Otra escenificación de la obra, algo más divertida y original.

Me gusta la forma como está escrita. El soliloquio de la protagonista no tiene una trayectoria lineal, sino en espiral, o zigzag o, quizá sea que no tiene forma ni dirección. Habla con su marido, o mejor dicho piensa en voz alta, como lo haríamos cualquiera de nosotros en la realidad, yendo y viniendo, saltando de un tema a otro y repitiendo a veces lo que ya habíamos dicho, sólo porque nos vuelve otra vez a la cabeza, de manera desordenada, a borbotones.

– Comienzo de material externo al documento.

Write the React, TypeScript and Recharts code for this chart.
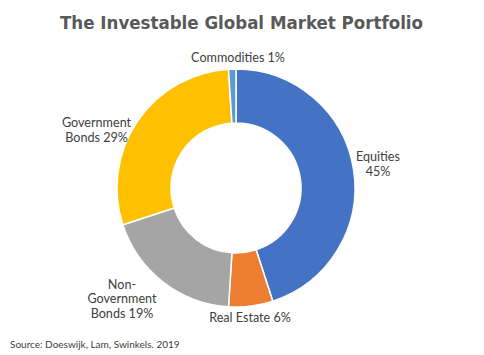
import React from "react";
import { PieChart, Pie, Cell } from "recharts";

const categories = ["Equities", "Real Estate", "Non-Government Bonds", "Government Bonds", "Commodities"];
const values = [45, 6, 19, 29, 1];
const labelLines = [["Equities", "45%"], ["Real Estate 6%"], ["Non-", "Government", "Bonds 19%"], ["Government", "Bonds 29%"], ["Commodities 1%"]];
const colors = ["#4472C4", "#ED7D31", "#A5A5A5", "#FFC000", "#5B9BD5"];
const titleText = "The Investable Global Market Portfolio";
const sourceText = "Source: Doeswijk, Lam, Swinkels. 2019";

const data = categories.map((name, i) => ({ name, value: values[i], lines: labelLines[i] }));

const RAD = Math.PI / 180;
const LH = 14.6;
const labelNudge: Record<string, [number, number]> = {
  "Equities": [4.7, -4.8],
  "Real Estate": [-3.4, -4.2],
  "Non-Government Bonds": [-28.8, -9.0],
  "Government Bonds": [-24.5, 17.6],
  "Commodities": [6.4, 12.6],
};

const renderLabel = (props: any) => {
  const { cx, cy, midAngle, outerRadius, payload, name } = props;
  const key = (payload && payload.name) || name;
  const lines: string[] = (payload && payload.lines) || [key];
  const r = outerRadius + 20;
  const [dx, dy] = labelNudge[key] || [0, 0];
  const x = cx + r * Math.cos(-midAngle * RAD) + dx;
  const y = cy + r * Math.sin(-midAngle * RAD) + dy;
  return (
    <g>
      {lines.map((l, i) => (
        <text key={i} x={x} y={y + i * LH} textAnchor="middle" fill="#404040" fontFamily="Lato" fontSize={12.6}>
          {l}
        </text>
      ))}
    </g>
  );
};

export default function App() {
  return (
    <div style={{ position: "absolute", left: 0, top: 0, width: 484, height: 355, background: "#fff" }}>
      <PieChart width={484} height={355} margin={{ top: 0, right: 0, bottom: 0, left: 0 }}>
        <Pie
          data={data}
          dataKey="value"
          nameKey="name"
          cx={236}
          cy={188}
          innerRadius={65}
          outerRadius={119}
          startAngle={90}
          endAngle={-270}
          stroke="#ffffff"
          strokeWidth={1.5}
          label={renderLabel}
          labelLine={false}
          isAnimationActive={false}
        >
          {data.map((d, i) => (
            <Cell key={d.name} fill={colors[i]} />
          ))}
        </Pie>
      </PieChart>
      <svg width={484} height={355} style={{ position: "absolute", left: 0, top: 0, pointerEvents: "none" }}>
        <text x={241.5} y={29} textAnchor="middle" fill="#595959" fontFamily="DejaVu Sans" fontWeight="bold" fontSize={18} textLength={363} lengthAdjust="spacingAndGlyphs">
          {titleText}
        </text>
        <text x={10} y={348} fill="#404040" fontFamily="Lato" fontSize={10}>
          {sourceText}
        </text>
      </svg>
    </div>
  );
}
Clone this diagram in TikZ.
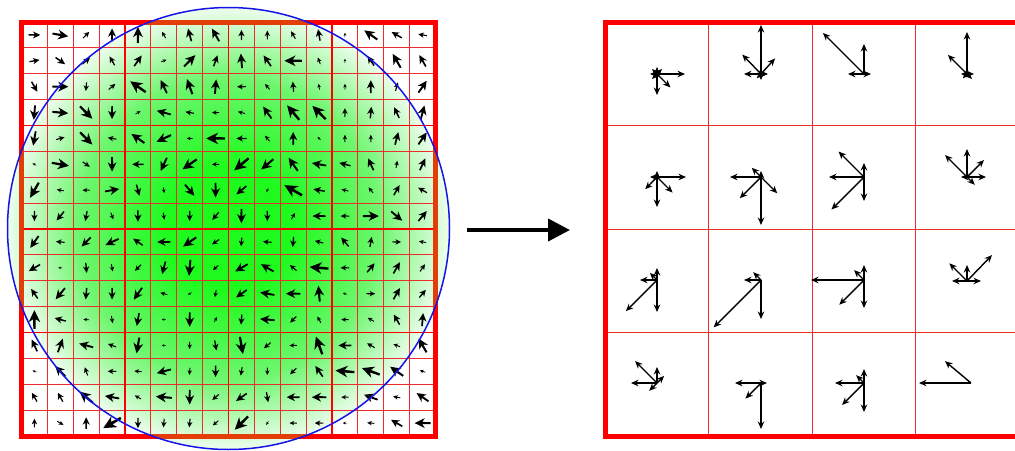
\documentclass[tikz,border=0pt]{standalone}
\usetikzlibrary{arrows.meta}
\definecolor{gridred}{RGB}{235,45,45}
\definecolor{borderred}{RGB}{255,0,0}
\definecolor{borderin}{RGB}{228,62,8}
\definecolor{gcenter}{RGB}{30,250,30}
\definecolor{gmid}{RGB}{110,246,110}
\definecolor{gedge}{RGB}{238,253,238}
\definecolor{circblue}{RGB}{20,20,230}
\pgfdeclareradialshading{greenglow}{\pgfpoint{0bp}{0bp}}{color(0bp)=(gcenter); color(7bp)=(gcenter); color(17bp)=(gmid); color(25bp)=(gedge); color(50bp)=(gedge)}
\newcommand\gvec[4]{%
  \fill[shift={(21.5+25.875*#1+12.94,22+25.875*#2+12.94)},rotate={-#3},scale=#4]
    (0.5,0) -- (-0.14,0.31) -- (0.02,0.07) -- (-0.5,0.06) -- (-0.5,-0.06) -- (0.02,-0.07) -- (-0.14,-0.31) -- cycle;}
\tikzset{
  thingrid/.style={gridred,line width=0.9pt},
  thickgrid/.style={borderred,line width=1.7pt},
  frame/.style={borderred,line width=5pt},
  hgrid/.style={gridred,line width=0.9pt},
  hvec/.style={black,line width=1.4pt,-{Stealth[length=7.5pt,width=6.5pt]}},
  bigarrow/.style={black,line width=4pt,-{Triangle[length=22pt,width=22pt]}},
  circ/.style={circblue,line width=1.5pt}
}
\begin{document}
\begin{tikzpicture}[x=1pt,y=-1pt]
\useasboundingbox[fill=white] (0,0) rectangle (1015,450);
% ---- left panel ----
\coordinate (cc) at (228.5,228.5);
\shade[shading=greenglow] (cc) circle (221);
\foreach \i in {1,...,15} {
  \draw[thingrid] (21.5+25.875*\i,22) -- ++(0,414);
  \draw[thingrid] (21.5,22+25.875*\i) -- ++(414,0);
}
\foreach \i in {4,8,12} {
  \draw[thickgrid] (21.5+25.875*\i,22) -- ++(0,414);
  \draw[thickgrid] (21.5,22+25.875*\i) -- ++(414,0);
}
\draw[frame] (21.5,22) rectangle (435.5,436);
\begin{scope}
  \clip (cc) circle (221);
  \draw[frame,borderin] (21.5,22) rectangle (435.5,436);
\end{scope}
\foreach \r/\lst in {
 0/{0/8,10/11,315/6,270/9,270/11,240/5,255/9,240/10,270/7,270/6,240/6,260/8,270/3,215/11,210/8,190/6},
 1/{350/7,35/8,320/7,240/7,305/9,340/4,315/11,290/8,265/10,235/9,180/12,250/5,270/3,235/8,240/11,240/9},
 2/{60/8,0/11,95/6,320/6,215/13,245/10,250/11,275/10,180/6,230/5,265/7,260/4,270/4,270/9,285/6,305/10},
 3/{95/10,5/11,45/12,90/9,330/4,195/10,190/6,180/5,195/5,235/10,230/13,225/13,270/6,275/8,245/8,285/10},
 4/{100/10,345/6,45/12,190/6,215/11,155/11,180/4,180/13,180/7,230/5,270/9,225/3,270/5,270/5,285/9,305/10},
 5/{210/3,10/12,35/6,90/10,180/8,115/10,145/12,180/5,140/13,140/11,235/11,190/10,195/8,245/9,280/5,295/9},
 6/{120/12,190/5,180/5,350/10,75/8,80/4,50/10,90/10,140/9,120/3,210/14,190/8,195/5,230/5,300/8,210/7},
 7/{90/7,130/8,100/7,70/5,90/8,80/5,90/7,130/7,90/10,90/7,300/5,180/9,180/6,0/11,40/10,310/9},
 8/{125/10,185/6,135/9,155/10,215/8,180/9,145/11,145/6,95/6,185/6,95/7,195/6,230/8,280/7,0/6,190/5},
 9/{150/9,180/3,85/7,80/5,135/6,105/9,95/11,140/5,150/10,210/10,220/6,185/13,180/6,310/8,300/9,305/6},
 10/{235/8,130/10,95/8,90/8,125/10,195/5,150/3,100/5,145/9,190/10,180/10,265/11,200/3,0/6,300/9,310/7},
 11/{270/13,195/8,185/4,80/5,100/9,180/3,90/10,300/4,95/7,185/10,135/6,240/5,180/5,210/5,240/8,275/9},
 12/{245/9,290/10,195/10,200/6,100/11,180/3,90/5,80/7,80/12,140/6,180/5,250/13,180/9,210/6,200/5,240/11},
 13/{200/3,225/10,250/6,180/6,185/5,165/10,95/5,90/8,100/6,90/5,135/6,235/9,185/13,200/13,215/11,200/4},
 14/{240/7,240/7,220/12,190/10,210/5,185/11,90/10,140/6,145/9,80/7,180/9,180/10,180/5,200/10,190/5,215/10},
 15/{270/6,30/5,270/8,150/14,90/7,95/6,95/6,140/5,135/13,120/3,180/5,180/6,180/3,185/5,210/9,180/11}} {
  \foreach \a/\l [count=\c from 0] in \lst { \gvec{\c}{\r}{\a}{1.45*\l} }
}
\draw[circ] (cc) circle (221);
% ---- arrow ----
\coordinate (arrowstart) at (467,230);
\coordinate (arrowend) at (570,230);
\draw[bigarrow] (arrowstart) -- (arrowend);
% ---- right panel ----
\foreach \i in {1,2,3} {
  \draw[hgrid] (605+103.5*\i,22) -- ++(0,414);
  \draw[hgrid] (605,22+103.5*\i) -- ++(414,0);
}
\draw[frame] (605,22) rectangle (1019,436);
\coordinate (h00) at (657,74);  \coordinate (h10) at (761,74);
\coordinate (h20) at (864,74);  \coordinate (h30) at (967,74);
\coordinate (h01) at (657,177); \coordinate (h11) at (761,177);
\coordinate (h21) at (864,177); \coordinate (h31) at (967,177);
\coordinate (h02) at (657,280); \coordinate (h12) at (761,280);
\coordinate (h22) at (864,280); \coordinate (h32) at (967,281);
\coordinate (h03) at (657,383); \coordinate (h13) at (761,383);
\coordinate (h23) at (864,383); \coordinate (h33) at (971,383);
\foreach \p/\lst in {
 h00/{0/28,90/21,45/19,270/7,225/7,180/7,135/7,315/7},
 h10/{270/49,226/27,312/21,180/17,0/7,135/6,90/6},
 h20/{225/58,270/30,180/16,0/7},
 h30/{270/42,225/27,45/7,0/7,180/6,135/6},
 h01/{0/29,90/30,45/22,134/17,180/7,270/6},
 h11/{180/31,90/48,135/30,45/23,225/13,270/6},
 h21/{180/35,225/36,135/46,270/14,90/24},
 h31/{270/28,225/31,315/24,0/19,45/11,180/6},
 h02/{135/44,90/32,180/17,270/12,225/10},
 h12/{135/67,90/39,180/17,225/11},
 h03/{225/31,180/26,270/16,135/11,315/10},
 h13/{180/26,90/46,135/22,0/6},
 h22/{180/53,135/35,90/28,270/15,225/14},
 h32/{314/36,225/25,270/16,0/14,180/15},
 h23/{180/29,90/29,135/31,270/14,225/11},
 h33/{180/52,220/34}} {
  \foreach \a/\l in \lst { \draw[hvec] (\p) -- ++(\a:\l); }
}
\end{tikzpicture}
\end{document}
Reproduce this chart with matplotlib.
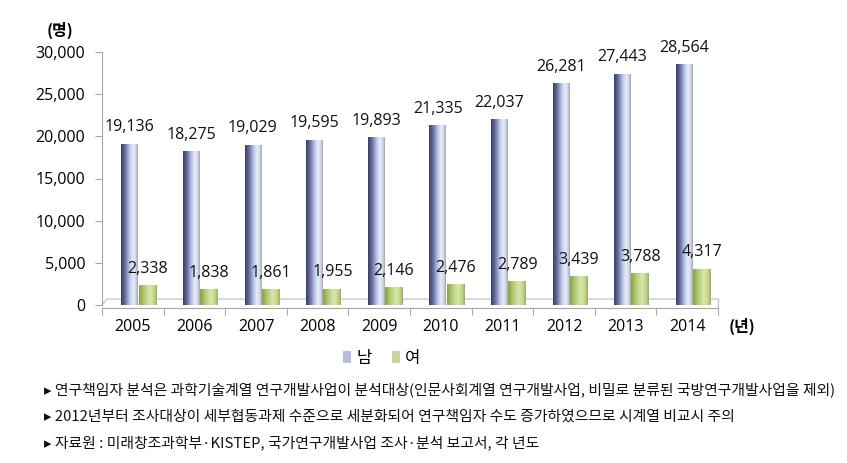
import matplotlib
matplotlib.use("Agg")
import matplotlib.pyplot as plt
import numpy as np
from matplotlib.colors import LinearSegmentedColormap
from matplotlib.patches import Patch

plt.rcParams['font.family'] = ['Open Sans', 'Noto Sans CJK KR', 'DejaVu Sans']

years = ['2005', '2006', '2007', '2008', '2009', '2010', '2011', '2012', '2013', '2014']
male = [19136, 18275, 19029, 19595, 19893, 21335, 22037, 26281, 27443, 28564]
female = [2338, 1838, 1861, 1955, 2146, 2476, 2789, 3439, 3788, 4317]
series_names = ['남', '여']
yticks = [0, 5000, 10000, 15000, 20000, 25000, 30000]
notes = [
    '▸ 연구책임자 분석은 과학기술계열 연구개발사업이 분석대상(인문사회계열 연구개발사업, 비밀로 분류된 국방연구개발사업을 제외)',
    '▸ 2012년부터 조사대상이 세부협동과제 수준으로 세분화되어 연구책임자 수도 증가하였으므로 시계열 비교시 주의',
    '▸ 자료원 : 미래창조과학부·KISTEP, 국가연구개발사업 조사·분석 보고서, 각 년도',
]

W, H = 847, 463
fig = plt.figure(figsize=(W / 100, H / 100), dpi=100)
ax = fig.add_axes([102 / W, (H - 305) / H, (718 - 102) / W, (305 - 52) / H])

x = np.arange(len(years))

male_cmap = LinearSegmentedColormap.from_list('m', [
    (0.0, '#3a3d66'), (0.25, '#6a70a0'), (0.5, '#b8c2ea'),
    (0.72, '#e9eefc'), (0.9, '#cdd3e2'), (1.0, '#9aa0b2')])
fem_cmap = LinearSegmentedColormap.from_list('f', [
    (0.0, '#8aa24a'), (0.3, '#b4cc78'), (0.6, '#d8e8a8'),
    (0.85, '#c2d68c'), (1.0, '#98ac5c')])

mb = ax.bar(x - 0.05, male, width=0.27, color='none', edgecolor='none', zorder=3)
fb = ax.bar(x + 0.24, female, width=0.29, color='none', edgecolor='none', zorder=3)

grad = np.linspace(0, 1, 64).reshape(1, -1)
for bars, cmap in ((mb, male_cmap), (fb, fem_cmap)):
    for r in bars:
        x0, w, h = r.get_x(), r.get_width(), r.get_height()
        im = ax.imshow(grad, cmap=cmap, aspect='auto', extent=[x0, x0 + w, 0, h],
                       zorder=3, interpolation='bicubic')
        im.set_clip_path(r)
ax.set_xlim(-0.5, len(years) - 0.5)
ax.set_ylim(0, 30000)

for bars, vals in ((mb, male), (fb, female)):
    for r, v in zip(bars, vals):
        ax.annotate(f'{v:,}', (r.get_x() + r.get_width() / 2, v), xytext=(0, 6),
                    textcoords='offset points', ha='center', va='bottom', fontsize=11.5,
                    color='#111111', zorder=5)

# floor (3D look)
floor_y = 700
ax.plot([-0.5, -0.42, 9.5], [0, floor_y, floor_y], color='#c8c8c8', lw=1, zorder=2, clip_on=False)
ax.plot([9.5, 9.5], [floor_y, -300], color='#c8c8c8', lw=1, zorder=2, clip_on=False)

for s in ['top', 'right']:
    ax.spines[s].set_visible(False)
ax.spines['left'].set_color('#a6a6a6')
ax.spines['bottom'].set_color('#a6a6a6')
ax.spines['bottom'].set_position(('data', -300))
ax.spines['bottom'].set_bounds(-0.5, 9.5)

ax.set_yticks(yticks)
ax.set_yticklabels([f'{v:,}' for v in yticks], fontsize=11.5)
ax.tick_params(axis='y', length=5, color='#a6a6a6', pad=7)

ax.set_xticks(np.arange(-0.5, len(years), 1.0), minor=False)
ax.set_xticklabels([])
ax.tick_params(axis='x', length=5, color='#a6a6a6', direction='out')
ax.set_xticks(x, minor=True)
ax.set_xticklabels(years, minor=True, fontsize=11.5)
ax.tick_params(axis='x', which='minor', length=0, pad=8)

fig.text(60 / W, 1 - 30 / H, '(명)', fontsize=11.5, fontweight='bold', ha='center', va='center',
         family=['Noto Sans CJK KR'])
fig.text(742 / W, 1 - 326 / H, '(년)', fontsize=11.5, fontweight='bold', ha='center', va='center',
         family=['Noto Sans CJK KR'])

handles = [Patch(facecolor='#b6bbe0', edgecolor='none'), Patch(facecolor='#c4d69a', edgecolor='none')]
fig.legend(handles, series_names, loc='center', bbox_to_anchor=(382 / W, 1 - 358 / H),
           ncol=2, frameon=False, handlelength=0.45, handleheight=0.75,
           handletextpad=0.35, columnspacing=1.2, borderpad=0, prop={'family': ['Noto Sans CJK KR'], 'size': 12})

for i, t in enumerate(notes):
    fig.text(44 / W, 1 - (390 + 26.5 * i) / H, t, fontsize=10.7, ha='left', va='center',
             family=['Noto Sans CJK KR', 'DejaVu Sans'], color='#111111')

fig.savefig('out.png', dpi=100)
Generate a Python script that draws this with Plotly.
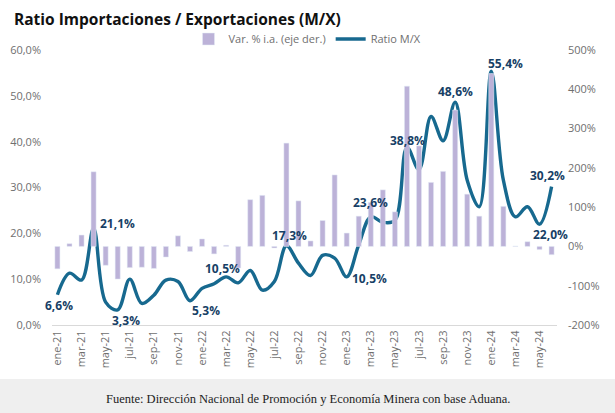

El resultado de este monólogo es la presentación de su marido, Mario, a los lectores, de una manera muy distinta a como ella lo ve. Es curioso por contradictorio. En su propia boca, la figura de la esposa queda bastante maltrecha mientras que la del marido sale mucho mejor parada, no siendo desde luego esa su intención.

Los comentarios, las ocurrencias, los pensamientos de Carmen, esas «perlas» de sabiduría con que nos regala, que en un principio me parecieron tan graciosas, terminaron dejándome una sensación triste y agridulce, al ver lo acertadamente que Delibes refleja a la mujer de esa época. No a una o a dos, sino a toda una generación. O a una buena parte de ella.